The KKL is not unique. Discrimination reigns in many fields. In the last few days alone, the following facts happened
to come to light:
* The chiefs of the Treasury Ministry are pondering how to pay allowances to big Jewish families, without paying them to
big Arab families. (There are two communities in Israel with a soaring birth-rate: the Jewish orthodox and the Muslim
Arab, especially Bedouin.) * The Ministry of the Interior is pushing a law that allows all foreigners who marry Israelis
to acquire Israeli citizenship, even if they are not Jewish - but explicitly excludes Arabs. This denies thousands of
young Arabs, citizens of Israel, the right to set up a family in Israel, if the bride or bridegroom is a resident of the
Palestinian territories, even if he or she is a relative. * The Ministry of Education confirmed what until now has been
an open secret: that the appointment of every teacher and principal in an Arab school in Israel is subject to the
approval of the General Security Service (Shin-Bet). But the ministry is progressing with the times: Until now, the
Shin-Bet representative was automatically the vice-chairman of the appointments committee. From now on, he will only be
a simple committee member.
It would be nice if we could say that these phenomena, and the many others of the sort, are inspired by the right-wing.

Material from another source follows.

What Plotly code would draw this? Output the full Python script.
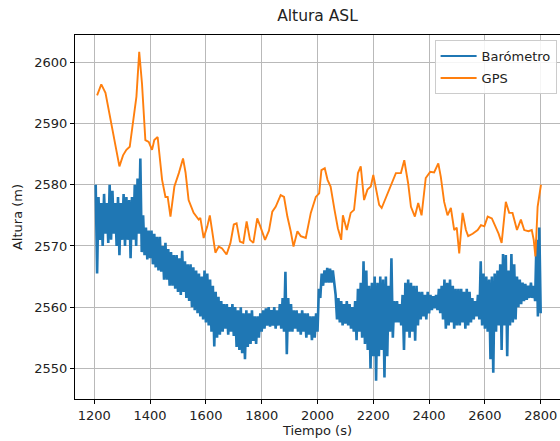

But the truth is that most of them came into being when the Zionist left was in control, and continue now with the
support of the left-wing whose representatives serve in the Sharon government.
This is not the state that we promised ourselves in the Declaration of Independence. We have a tough struggle ahead of
us, until Israel becomes a democratic, liberal, secular, pluralist and egalitarian state.
A step in this direction would be the abolition of the KKL and the transfer of its lands to the state.